Saw this tweet from Dan Anderson today:
I didn’t have the best math talks with the boys this morning and was sort of bummed out about it all day. Because the problem Dan posted has a really surprising and fun math connection in the solution I thought that going through it would help us end the day on a better note than we how we started it.
Slightly unfortunately we were a little pressed for time, but it was still a nice little project.
We started by just talking about Dan’s problem and about Pascal’s triangle in general by taking an initial look to see if we can find any pattern in the number of odd numbers in each row. The boys noticed a few interesting patterns.
We started this next section by talking in a little more detail about some of the patterns. My younger son noticed that there were a couple of patterns relating to the rows whose number was a power of 2.
The boys used the ideas they found here to take a guess at the number of odd numbers in rows 2048 and 2047, but weren’t sure how to get back to row 2015, yet.
This next section is where I’m a little bummed that we were pressed for time. I wanted them to brain storm about other things that were related to powers of 2, but they got a little stuck.
I used the idea from the picture in Dan’s tweet to write Pascal’s triangle mod 2. Writing out the triangle that way made my older son think about binary. They also were surprised to see something that looked like Sierpinski’s triangle emerging on the board!
From there we wrote out the row numbers in binary and looked for a connection to the number of odd numbers in each row.

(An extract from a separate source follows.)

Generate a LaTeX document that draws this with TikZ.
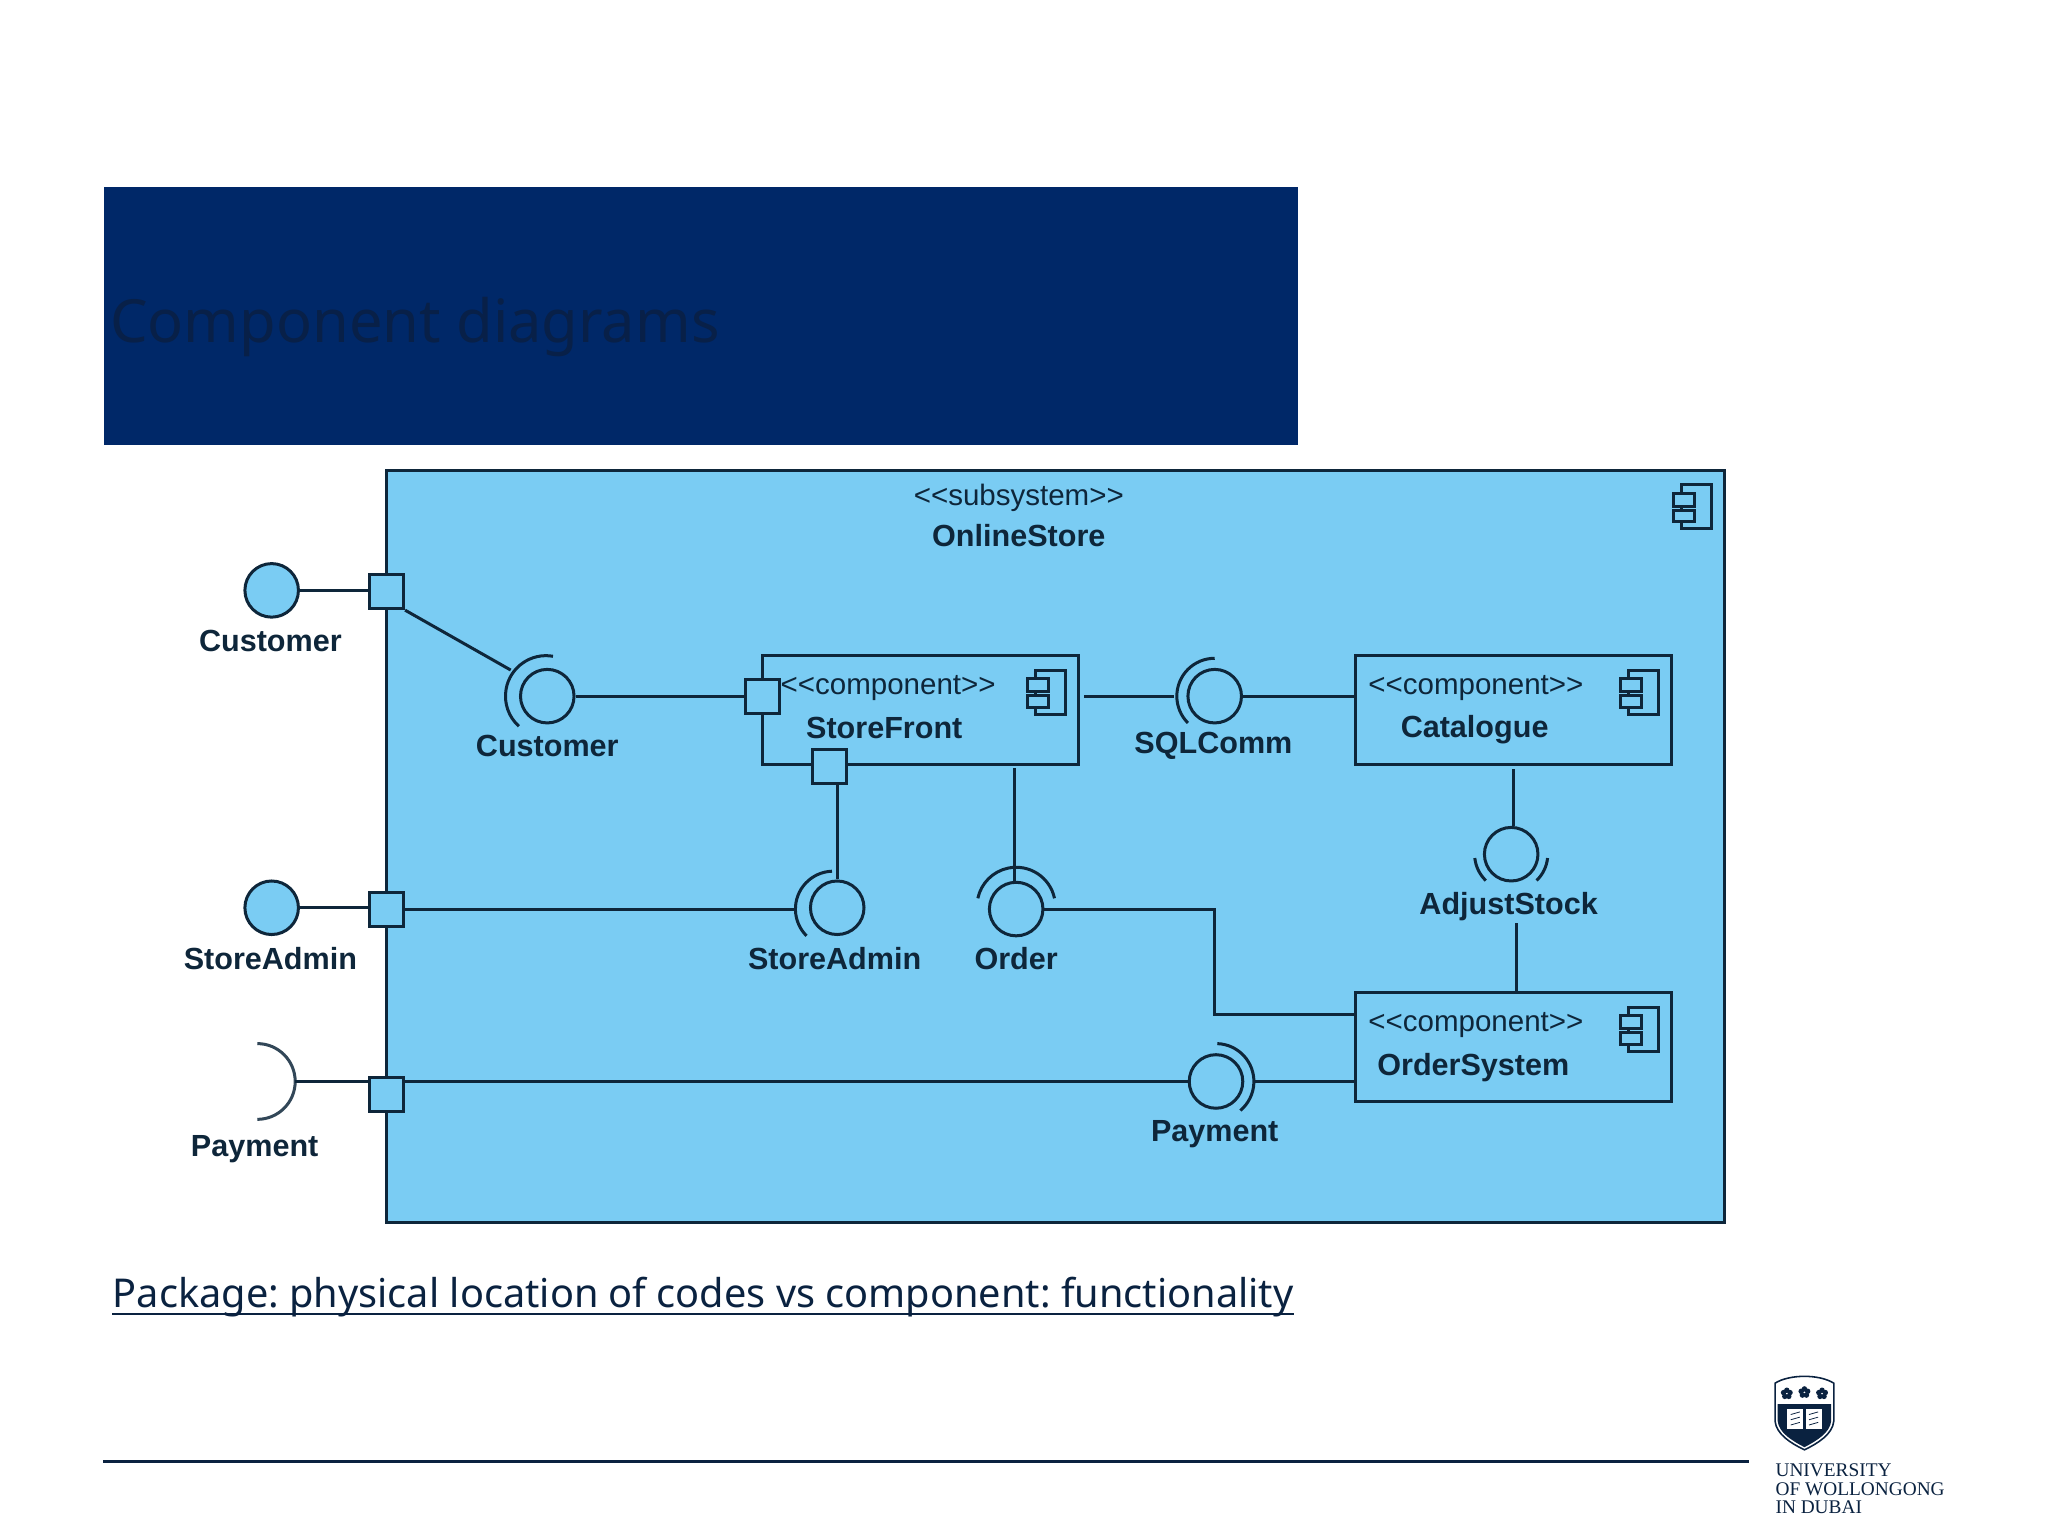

The surprise in this problem is that there is indeed a connection!
With the clock ticking down to when they had to get out the door, we went to Wolfram Alpha to see what 2015 was in binary. From there they boys guessed that that the number of odd numbers in row 2015 of Pascal’s triangle would be 1024. Wolfram Alpha confirmed this conjecture.
So, though I wish I would have had more time, this was still a fun little project. I’m always trying to help the boys see fun connections in math. Here I really had to show them the connection rather than letting them discover it, but that’s going to happen every now and then. Happy to end the day with this fun project.
4 thoughts on “Talking through Dan Anderson’s mod 2 Pascal’s Triangle”
I don’t quite understand your comment about being pressed for time. You homeschool, right? Doesn’t that mean you can leave open investigations like this, to be discussed again another day?
We really take advantage of the fact that we aren’t stuck on a fixed curriculum schedule nor face a standardized testing regime.
There is the the danger of being too unstructured, but we tend to split into explorations which are pretty open-ended and skill practice which has a clear scope (time, content).
Part of the spirit is the idea (not my original!): don’t do anything for a child that they can do for themselves, don’t say anything the children can say themselves.
I didn’t have a great morning with either kids and didn’t want to let the day end on that low note.
I got home from work at 5:45 and they needed to be out the door for their karate class at 6:15. Despite the time constraint I wanted to try to squeeze in this fun little project.